# Passt der Arctic Liquid Freezer II 360 in ein be quiet pure base 500dx?



## CenturioDE (3. Oktober 2021)

Hallo zusammen,

weiß zufällig jemand ob der *Arctic Liquid Freezer II 360 *in das *be quiet pure base 500dx* Gehäuse passt?

Laut Hersteller soll ein 360mm Radiator in das Gehäuse passen. Ich bin mir aber ehrlich gesagt etwas unsicher. Vielleicht hat ja bereits jemand das Setup Zuhause stehen und kann ein wenig davon berichten.

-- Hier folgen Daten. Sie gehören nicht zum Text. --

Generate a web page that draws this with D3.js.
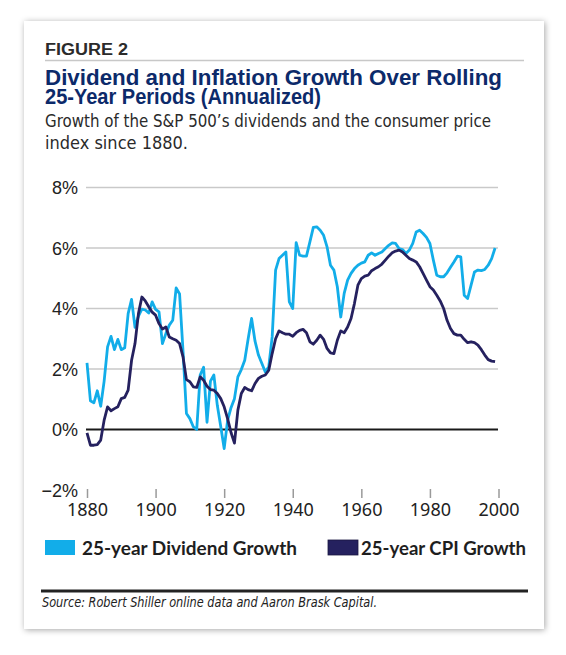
<!DOCTYPE html>
<html>
<head>
<meta charset="utf-8">
<script src="https://cdn.jsdelivr.net/npm/d3@7"></script>
<style>
  html, body { margin: 0; padding: 0; background: #fff; }
  svg { display: block; }
</style>
</head>
<body>
<svg id="chart" width="566" height="655"></svg>
<script>
// years 1880..1999, one value per year (annualized %)
var years = d3.range(1880, 2000);

var dividendGrowth = [
  2.2, 0.95, 0.88, 1.28, 0.77, 1.6, 2.73, 3.08, 2.64, 2.98,
  2.64, 2.7, 3.83, 4.3, 3.38, 3.75, 3.98, 3.95, 3.85, 4.22,
  3.97, 3.89, 2.84, 3.17, 3.45, 3.61, 4.68, 4.48, 2.6, 0.53,
  0.36, 0.09, 0.0, 1.8, 2.06, 0.24, 1.6, 1.8, 0.8, 0.1,
  -0.63, 0.3, 0.72, 1.02, 1.74, 1.98, 2.29, 3.0, 3.67, 2.92,
  2.46, 2.18, 1.9, 2.07, 3.06, 5.27, 5.65, 5.76, 5.87, 4.22,
  4.0, 6.18, 5.76, 5.73, 5.73, 6.2, 6.68, 6.7, 6.59, 6.42,
  6.04, 5.43, 5.27, 4.72, 3.72, 4.5, 4.94, 5.16, 5.32, 5.43,
  5.5, 5.54, 5.76, 5.84, 5.76, 5.82, 5.87, 5.98, 6.09, 6.17,
  6.15, 5.98, 5.95, 5.82, 5.93, 6.15, 6.53, 6.59, 6.48, 6.35,
  6.15, 5.6, 5.1, 5.05, 5.05, 5.18, 5.36, 5.54, 5.73, 5.71,
  4.44, 4.33, 4.77, 5.21, 5.27, 5.25, 5.29, 5.43, 5.65, 6.0
];

var cpiGrowth = [
  -0.11, -0.52, -0.52, -0.5, -0.35, 0.31, 0.75, 0.62, 0.69, 0.75,
  1.02, 1.06, 1.3, 2.29, 2.84, 3.83, 4.38, 4.25, 4.06, 3.88,
  3.78, 3.5, 3.32, 3.39, 3.06, 3.0, 2.95, 2.84, 2.4, 1.65,
  1.58, 1.41, 1.39, 1.74, 1.63, 1.43, 1.32, 1.3, 1.19, 1.02,
  0.75, 0.36, -0.1, -0.45, 0.64, 1.19, 1.39, 1.32, 1.28, 1.52,
  1.69, 1.76, 1.8, 1.96, 2.51, 3.0, 3.26, 3.2, 3.15, 3.15,
  3.08, 3.2, 3.28, 3.31, 3.2, 2.9, 2.82, 2.95, 3.12, 2.98,
  2.68, 2.53, 2.51, 2.95, 3.26, 3.2, 3.39, 3.67, 4.17, 4.77,
  4.99, 5.07, 5.1, 5.25, 5.32, 5.38, 5.47, 5.6, 5.73, 5.84,
  5.9, 5.93, 5.87, 5.76, 5.65, 5.6, 5.54, 5.38, 5.16, 4.94,
  4.72, 4.61, 4.44, 4.25, 4.0, 3.61, 3.34, 3.17, 3.12, 3.12,
  2.98, 2.87, 2.9, 2.87, 2.79, 2.64, 2.46, 2.31, 2.26, 2.24
];

var yTicks = [-2, 0, 2, 4, 6, 8];
var xTicks = [1880, 1900, 1920, 1940, 1960, 1980, 2000];
var seriesNames = ["25-year Dividend Growth", "25-year CPI Growth"];
var seriesColors = ["#12ade9", "#25215f"];

var svg = d3.select('#chart');

// card with drop shadow
var defs = svg.append('defs');
var f = defs.append('filter').attr('id', 'shadow')
  .attr('x', '-10%').attr('y', '-10%').attr('width', '120%').attr('height', '120%');
f.append('feDropShadow').attr('dx', 1).attr('dy', 1).attr('stdDeviation', 3)
  .attr('flood-color', '#000').attr('flood-opacity', 0.35);

svg.append('rect')
  .attr('x', 24).attr('y', 21).attr('width', 520).attr('height', 608)
  .attr('fill', '#fff').attr('filter', 'url(#shadow)');

// header
svg.append('text')
  .attr('x', 45).attr('y', 55)
  .attr('font-family', 'Liberation Sans, Arial, sans-serif')
  .attr('font-weight', 'bold').attr('font-size', 16)
  .attr('fill', '#2b2b2b')
  .attr('textLength', 83).attr('lengthAdjust', 'spacingAndGlyphs')
  .text('FIGURE 2');

svg.append('line')
  .attr('x1', 45).attr('x2', 524).attr('y1', 60.5).attr('y2', 60.5)
  .attr('stroke', '#c8c8c8').attr('stroke-width', 1.5);

var titleLines = [
  { t: 'Dividend and Inflation Growth Over Rolling', y: 84.5, w: 457 },
  { t: '25-Year Periods (Annualized)', y: 103.5, w: 276 }
];
titleLines.forEach(function(l) {
  svg.append('text')
    .attr('x', 45).attr('y', l.y)
    .attr('font-family', 'Liberation Sans, Arial, sans-serif')
    .attr('font-weight', 'bold').attr('font-size', 22)
    .attr('fill', '#0c2a6a')
    .attr('textLength', l.w).attr('lengthAdjust', 'spacingAndGlyphs')
    .text(l.t);
});

var subLines = [
  { t: 'Growth of the S&P 500\u2019s dividends and the consumer price', y: 127, w: 446 },
  { t: 'index since 1880.', y: 148.5, w: 143 }
];
subLines.forEach(function(l) {
  svg.append('text')
    .attr('x', 45).attr('y', l.y)
    .attr('font-family', 'Liberation Sans Narrow, DejaVu Sans Condensed, sans-serif')
    .attr('font-size', 17.5)
    .attr('fill', '#2a2a2a')
    .attr('textLength', l.w).attr('lengthAdjust', 'spacingAndGlyphs')
    .text(l.t);
});

// scales
var x = d3.scaleLinear().domain([1880, 2000]).range([87, 498.5]);
var y = d3.scaleLinear().domain([-2, 8]).range([490, 187.5]);

// gridlines
svg.append('g').selectAll('line')
  .data(yTicks.filter(function(d) { return d > 0; }))
  .enter().append('line')
  .attr('x1', 86).attr('x2', 498)
  .attr('y1', function(d) { return y(d); })
  .attr('y2', function(d) { return y(d); })
  .attr('stroke', '#c9c9c9').attr('stroke-width', 1.3);

// y labels
svg.append('g').selectAll('text')
  .data(yTicks).enter().append('text')
  .attr('x', 78)
  .attr('y', function(d) { return y(d) + 6.5; })
  .attr('text-anchor', 'end')
  .attr('font-family', 'Liberation Sans, Arial, sans-serif')
  .attr('font-size', 18)
  .attr('fill', '#222')
  .text(function(d) { return (d < 0 ? '\u2212' + Math.abs(d) : d) + '%'; });

// x axis ticks and labels
var xAxis = d3.axisBottom(x)
  .tickValues(xTicks)
  .tickFormat(d3.format('d'))
  .tickSize(9)
  .tickPadding(5);
var gx = svg.append('g')
  .attr('transform', 'translate(0,489)')
  .call(xAxis);
gx.select('.domain').remove();
gx.selectAll('.tick line').attr('stroke', '#9a9a9a').attr('stroke-width', 1.5);
gx.selectAll('.tick text')
  .attr('font-family', 'Noto Sans, sans-serif')
  .attr('font-size', 18)
  .attr('fill', '#222');

// zero line
svg.append('line')
  .attr('x1', 86).attr('x2', 498)
  .attr('y1', y(0)).attr('y2', y(0))
  .attr('stroke', '#1a1a1a').attr('stroke-width', 2.2);

// lines
var line = d3.line()
  .x(function(d) { return x(d[0]); })
  .y(function(d) { return y(d[1]); });

[dividendGrowth, cpiGrowth].forEach(function(vals, i) {
  var pts = years.map(function(yr, j) { return [yr, vals[j]]; });
  svg.append('path')
    .datum(pts)
    .attr('d', line)
    .attr('fill', 'none')
    .attr('stroke', seriesColors[i])
    .attr('stroke-width', 2.8)
    .attr('stroke-linejoin', 'round');
});

// legend
var legendPos = [{ x: 45, tx: 82, w: 215 }, { x: 328, tx: 361, w: 165 }];
seriesNames.forEach(function(name, i) {
  svg.append('rect')
    .attr('x', legendPos[i].x).attr('y', 540)
    .attr('width', 30).attr('height', 15)
    .attr('fill', seriesColors[i])
    .attr('stroke', i === 1 ? '#1a1740' : 'none').attr('stroke-width', 0.8);
  svg.append('text')
    .attr('x', legendPos[i].tx).attr('y', 555)
    .attr('font-family', 'Lato, Open Sans, sans-serif')
    .attr('font-weight', 'bold').attr('font-size', 19)
    .attr('fill', '#1e1e1e')
    .attr('textLength', legendPos[i].w).attr('lengthAdjust', 'spacingAndGlyphs')
    .text(name);
});

// source
svg.append('line')
  .attr('x1', 41).attr('x2', 528).attr('y1', 591).attr('y2', 591)
  .attr('stroke', '#232323').attr('stroke-width', 3.2);

svg.append('text')
  .attr('x', 42).attr('y', 607)
  .attr('font-family', 'Liberation Sans Narrow, DejaVu Sans Condensed, sans-serif')
  .attr('font-style', 'italic').attr('font-size', 14)
  .attr('fill', '#222')
  .attr('textLength', 335).attr('lengthAdjust', 'spacingAndGlyphs')
  .text('Source: Robert Shiller online data and Aaron Brask Capital.');
</script>
</body>
</html>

CPU: Ryzen 7 5800x / Mainboard: Gigabyte B550 Aorus Elite V2 / GPU: Geforce 3080 TI

Danke schon mal.


----------



## grumpy-old-man (3. Oktober 2021)

CenturioDE schrieb:


> Laut Hersteller soll ein 360mm Radiator in das Gehäuse passen.


So steht es auf der Website und im Handbuch geschrieben. Also wird das auch passen.


----------



## Schwarzseher (3. Oktober 2021)

In der Front passt der halt



			Dieser Inhalt steht nur eingeloggten Mitgliedern zur Verfügung.


----------



## IICARUS (3. Oktober 2021)

Falls du das Gehäuse bereits da hast, kannst nachmessen.
398 x 120 x 38 mm

Siehe: https://www.arctic.de/LF2-360


----------



## CenturioDE (3. Oktober 2021)

Dank euch allen schon mal für die Antworten.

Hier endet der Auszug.